Records from a data collection
▬▬▬▬▬▬

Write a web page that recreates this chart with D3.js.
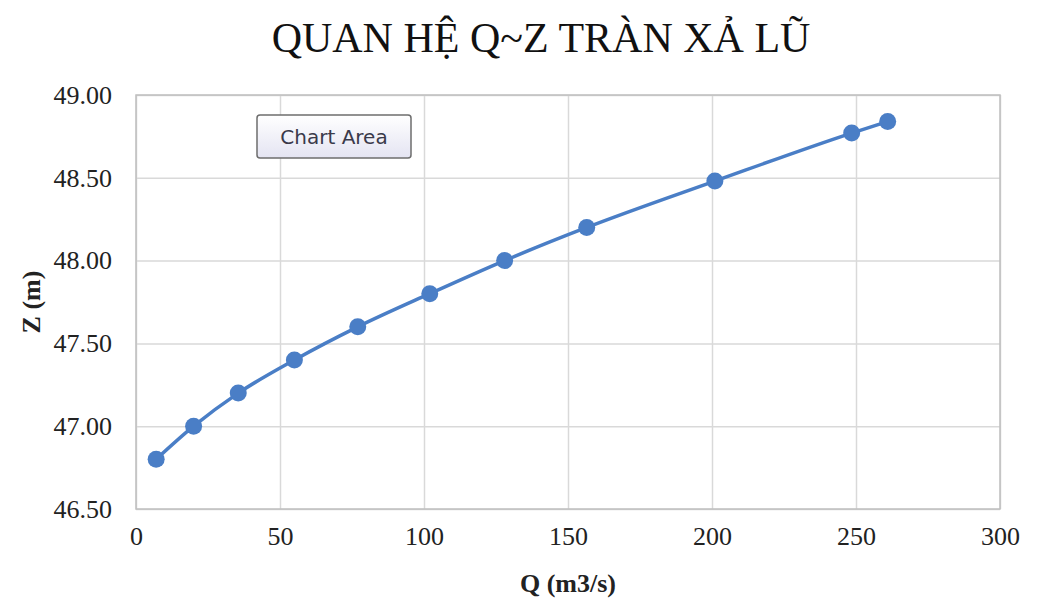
<!DOCTYPE html>
<html>
<head>
<meta charset="utf-8">
<script src="https://cdn.jsdelivr.net/npm/d3@7"></script>
<style>
  html, body { margin: 0; padding: 0; background: #ffffff; }
  svg { display: block; }
</style>
</head>
<body>
<svg id="chart" width="1048" height="602"></svg>
<script>
// Discharge Q (m3/s) against water level Z (m) for the spillway
const dischargeQ = [7, 20, 35.5, 55, 77, 102, 128, 156.5, 201, 248.5, 261];
const levelZ = [46.80, 47.00, 47.20, 47.40, 47.60, 47.80, 48.00, 48.20, 48.48, 48.77, 48.84];
const xTicks = [0, 50, 100, 150, 200, 250, 300];
const yTicks = [46.5, 47.0, 47.5, 48.0, 48.5, 49.0];

const svg = d3.select("#chart");
const margin = { left: 136, right: 48, top: 95, bottom: 93 };
const W = 1048, H = 602;

const x = d3.scaleLinear().domain([0, 300]).range([margin.left, W - margin.right]);
const y = d3.scaleLinear().domain([46.5, 49.0]).range([H - margin.bottom, margin.top]);

const serif = "'Liberation Serif', 'Times New Roman', serif";

// gridlines
svg.append("g")
  .attr("transform", `translate(0,${H - margin.bottom})`)
  .call(d3.axisBottom(x).tickValues(xTicks).tickSize(-(H - margin.bottom - margin.top)).tickFormat(""))
  .call(g => g.select(".domain").remove())
  .call(g => g.selectAll("line").attr("stroke", "#d9d9d9").attr("stroke-width", 1.5));

svg.append("g")
  .attr("transform", `translate(${margin.left},0)`)
  .call(d3.axisLeft(y).tickValues(yTicks).tickSize(-(W - margin.right - margin.left)).tickFormat(""))
  .call(g => g.select(".domain").remove())
  .call(g => g.selectAll("line").attr("stroke", "#d9d9d9").attr("stroke-width", 1.5));

// plot border
svg.append("rect")
  .attr("x", margin.left).attr("y", margin.top)
  .attr("width", W - margin.left - margin.right)
  .attr("height", H - margin.top - margin.bottom)
  .attr("fill", "none").attr("stroke", "#bfbfbf").attr("stroke-width", 1.5);

// tick labels
svg.append("g")
  .attr("transform", `translate(0,${H - margin.bottom})`)
  .call(d3.axisBottom(x).tickValues(xTicks).tickSize(0).tickPadding(18).tickFormat(d3.format("d")))
  .call(g => g.select(".domain").remove())
  .call(g => g.selectAll("text").attr("font-family", serif).attr("font-size", 26).attr("fill", "#222"));

svg.append("g")
  .attr("transform", `translate(${margin.left},0)`)
  .call(d3.axisLeft(y).tickValues(yTicks).tickSize(0).tickPadding(24).tickFormat(d3.format(".2f")))
  .call(g => g.select(".domain").remove())
  .call(g => g.selectAll("text").attr("font-family", serif).attr("font-size", 26).attr("fill", "#222"));

// series
const pts = dischargeQ.map((q, i) => ({ q, z: levelZ[i] }));
const line = d3.line().x(d => x(d.q)).y(d => y(d.z)).curve(d3.curveMonotoneX);

svg.append("path")
  .datum(pts)
  .attr("d", line)
  .attr("fill", "none")
  .attr("stroke", "#4a7ec6")
  .attr("stroke-width", 3.5);

svg.append("g").selectAll("circle")
  .data(pts)
  .join("circle")
  .attr("cx", d => x(d.q))
  .attr("cy", d => y(d.z))
  .attr("r", 8.5)
  .attr("fill", "#4a7ec6");

// title
svg.append("text")
  .attr("x", 541).attr("y", 52)
  .attr("text-anchor", "middle")
  .attr("font-family", serif)
  .attr("font-size", 42)
  .attr("fill", "#111")
  .text("QUAN HỆ Q~Z TRÀN XẢ LŨ");

// axis titles
svg.append("text")
  .attr("x", (margin.left + W - margin.right) / 2).attr("y", 592)
  .attr("text-anchor", "middle")
  .attr("font-family", serif)
  .attr("font-weight", "bold")
  .attr("font-size", 26)
  .attr("fill", "#222")
  .text("Q (m3/s)");

svg.append("text")
  .attr("transform", `translate(40,${(margin.top + H - margin.bottom) / 2}) rotate(-90)`)
  .attr("text-anchor", "middle")
  .attr("font-family", serif)
  .attr("font-weight", "bold")
  .attr("font-size", 26)
  .attr("fill", "#222")
  .text("Z (m)");

// hover tip box
const defs = svg.append("defs");
const grad = defs.append("linearGradient").attr("id", "tipFill").attr("x1", 0).attr("y1", 0).attr("x2", 0).attr("y2", 1);
grad.append("stop").attr("offset", "0%").attr("stop-color", "#ffffff");
grad.append("stop").attr("offset", "100%").attr("stop-color", "#e4e4f2");

const tip = svg.append("g").attr("transform", "translate(257,115)");
tip.append("rect")
  .attr("width", 154).attr("height", 43).attr("rx", 3)
  .attr("fill", "url(#tipFill)")
  .attr("stroke", "#6d6d6d").attr("stroke-width", 1.5);
tip.append("text")
  .attr("x", 77).attr("y", 29)
  .attr("text-anchor", "middle")
  .attr("font-family", "'DejaVu Sans', 'Open Sans', sans-serif")
  .attr("font-size", 20)
  .attr("fill", "#3a3a4a")
  .text("Chart Area");
</script>
</body>
</html>
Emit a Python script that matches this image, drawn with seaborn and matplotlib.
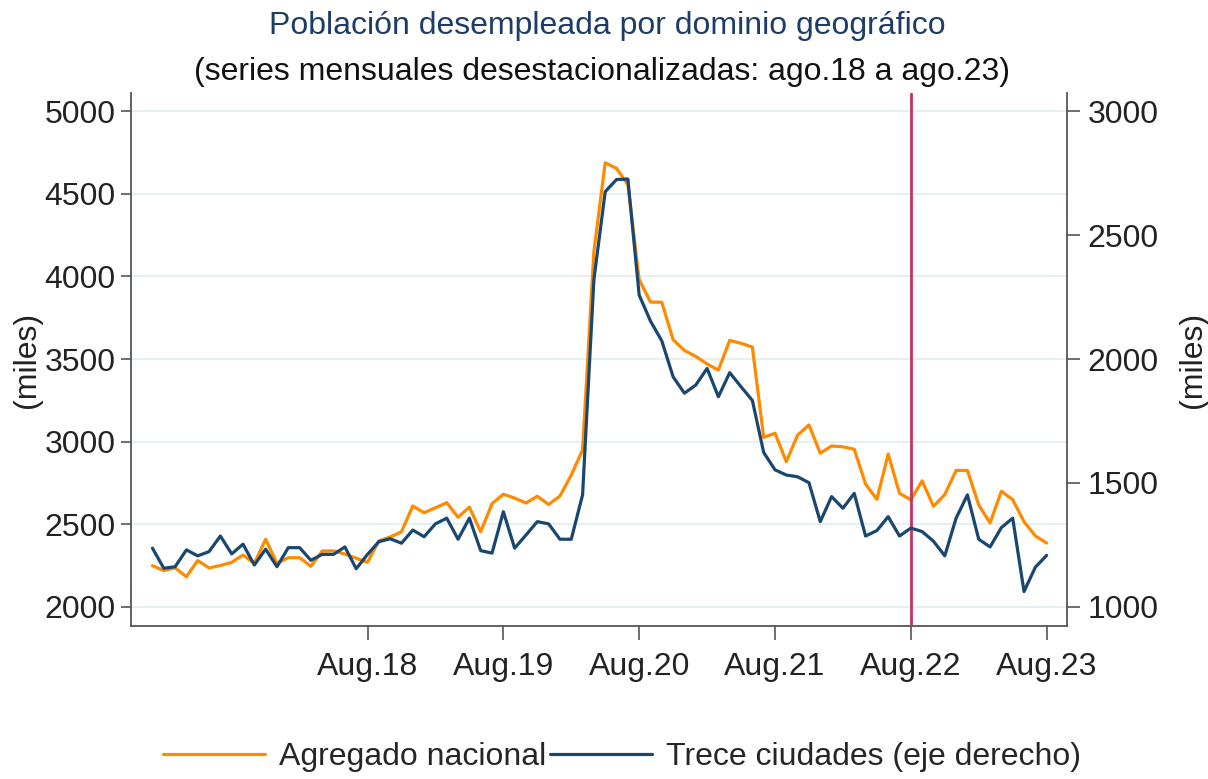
import matplotlib
matplotlib.use("Agg")
import matplotlib.pyplot as plt
import seaborn as sns
import pandas as pd
import numpy as np

# ---- data (monthly, Jan 2017 .. Aug 2023) ----
nacional = [2250, 2220, 2237, 2183, 2281, 2236, 2251, 2270, 2314, 2264,
            2410, 2264, 2298, 2298, 2246, 2339, 2339, 2320, 2295, 2270,
            2400, 2423, 2455, 2611, 2570, 2600, 2631, 2543, 2604, 2455,
            2625, 2682, 2659, 2629, 2670, 2620, 2671, 2798, 2950, 4150,
            4687, 4653, 4555, 3980, 3845, 3843, 3617, 3552, 3516, 3470,
            3433, 3613, 3595, 3572, 3026, 3051, 2879, 3040, 3101, 2930,
            2974, 2969, 2954, 2744, 2651, 2925, 2688, 2648, 2763, 2609,
            2680, 2826, 2826, 2617, 2508, 2700, 2649, 2516, 2430, 2387]
trece = [1237, 1156, 1162, 1230, 1206, 1223, 1286, 1214, 1253, 1169,
         1233, 1162, 1239, 1239, 1188, 1212, 1212, 1242, 1154, 1212,
         1263, 1275, 1257, 1310, 1283, 1335, 1358, 1273, 1358, 1227,
         1217, 1384, 1237, 1290, 1344, 1335, 1273, 1273, 1452, 2320,
         2675, 2724, 2726, 2258, 2153, 2073, 1928, 1862, 1895, 1962,
         1848, 1945, 1888, 1833, 1623, 1553, 1532, 1525, 1501, 1344,
         1445, 1398, 1458, 1286, 1308, 1364, 1286, 1318, 1304, 1265,
         1206, 1358, 1452, 1273, 1242, 1320, 1358, 1062, 1160, 1208]
month_idx = list(range(len(nacional)))
tick_pos = [19, 31, 43, 55, 67, 79]
tick_labels = ["Aug.18", "Aug.19", "Aug.20", "Aug.21", "Aug.22", "Aug.23"]
left_ticks = [2000, 2500, 3000, 3500, 4000, 4500, 5000]
right_ticks = [1000, 1500, 2000, 2500, 3000]
vline_pos = 67
title = "Población desempleada por dominio geográfico"
subtitle = "(series mensuales desestacionalizadas: ago.18 a ago.23)"
label_nac = "Agregado nacional"
label_trece = "Trece ciudades (eje derecho)"

df = pd.DataFrame({"mes": month_idx, "nacional": nacional, "trece": trece})

sns.set_theme(style="white")
plt.rcParams["font.family"] = ["Liberation Sans", "DejaVu Sans"]

ORANGE = "#FF8A00"
NAVY = "#1A476F"
GRID = "#E6EFF1"
AXC = "#555555"
FS = 23

fig = plt.figure(figsize=(12.08, 7.79), dpi=100)
ax = fig.add_axes([0.1084, 0.1964, 0.7749, 0.6842])
ax2 = ax.twinx()

sns.lineplot(data=df, x="mes", y="nacional", ax=ax, color=ORANGE, lw=2.3,
             label=label_nac, legend=False)
sns.lineplot(data=df, x="mes", y="trece", ax=ax2, color=NAVY, lw=2.3,
             label=label_trece, legend=False)

ax.axvline(vline_pos, color="#C9305C", lw=2.0, zorder=5)

ax.set_xlim(-1.9, 80.8)
ax.set_ylim(1885, 5109)
ax2.set_ylim(923, 3073)
ax.set_yticks(left_ticks)
ax2.set_yticks(right_ticks)
ax.set_xticks(tick_pos)
ax.set_xticklabels(tick_labels)

ax.yaxis.grid(True, color=GRID, lw=1.5)
ax.xaxis.grid(False)
ax2.grid(False)
ax.set_axisbelow(True)

for a in (ax, ax2):
    for s in a.spines.values():
        s.set_color(AXC)
        s.set_linewidth(1.3)
    a.spines["top"].set_visible(False)
ax.spines["right"].set_visible(False)
ax2.spines["left"].set_visible(False)
ax2.spines["bottom"].set_visible(False)

ax.tick_params(axis="y", which="both", left=True, length=7, width=1.2,
               color=AXC, labelsize=FS, pad=4, labelcolor="#222222")
ax.tick_params(axis="x", bottom=True, length=10, width=1.2, color=AXC,
               labelsize=FS, pad=9, labelcolor="#222222")
ax2.tick_params(axis="y", right=True, length=9, width=1.2, color=AXC,
                labelsize=FS, pad=6, labelcolor="#222222")

ax.set_xlabel("")
ax.set_ylabel("(miles)", fontsize=FS, color="#222222", labelpad=2)
ax2.set_ylabel("(miles)", fontsize=FS, color="#222222", rotation=90, labelpad=14)

fig.text(0.503, 0.967, title, ha="center", va="center", fontsize=FS,
         color="#1E3D66")
fig.text(0.498, 0.908, subtitle, ha="center", va="center", fontsize=FS,
         color="#111111")

h1, l1 = ax.get_legend_handles_labels()
h2, l2 = ax2.get_legend_handles_labels()
fig.legend(h1 + h2, l1 + l2, loc="center", bbox_to_anchor=(0.515, 0.028),
           ncol=2, frameon=False, fontsize=FS, handlelength=3.2,
           handletextpad=0.45, columnspacing=0.1, borderaxespad=0)

fig.savefig("out.png", dpi=100)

▬▬▬▬▬▬

[Set task] Leave out the pictures and repeat exactly the lines from the start of the material through the line that contains "Serif', 'Times New", both included.

[Solution for this problem]
Write a web page that recreates this chart with D3.js.
<!DOCTYPE html>
<html>
<head>
<meta charset="utf-8">
<script src="https://cdn.jsdelivr.net/npm/d3@7"></script>
<style>
  html, body { margin: 0; padding: 0; background: #ffffff; }
  svg { display: block; }
</style>
</head>
<body>
<svg id="chart" width="1048" height="602"></svg>
<script>
// Discharge Q (m3/s) against water level Z (m) for the spillway
const dischargeQ = [7, 20, 35.5, 55, 77, 102, 128, 156.5, 201, 248.5, 261];
const levelZ = [46.80, 47.00, 47.20, 47.40, 47.60, 47.80, 48.00, 48.20, 48.48, 48.77, 48.84];
const xTicks = [0, 50, 100, 150, 200, 250, 300];
const yTicks = [46.5, 47.0, 47.5, 48.0, 48.5, 49.0];

const svg = d3.select("#chart");
const margin = { left: 136, right: 48, top: 95, bottom: 93 };
const W = 1048, H = 602;

const x = d3.scaleLinear().domain([0, 300]).range([margin.left, W - margin.right]);
const y = d3.scaleLinear().domain([46.5, 49.0]).range([H - margin.bottom, margin.top]);

const serif = "'Liberation Serif', 'Times New Roman', serif";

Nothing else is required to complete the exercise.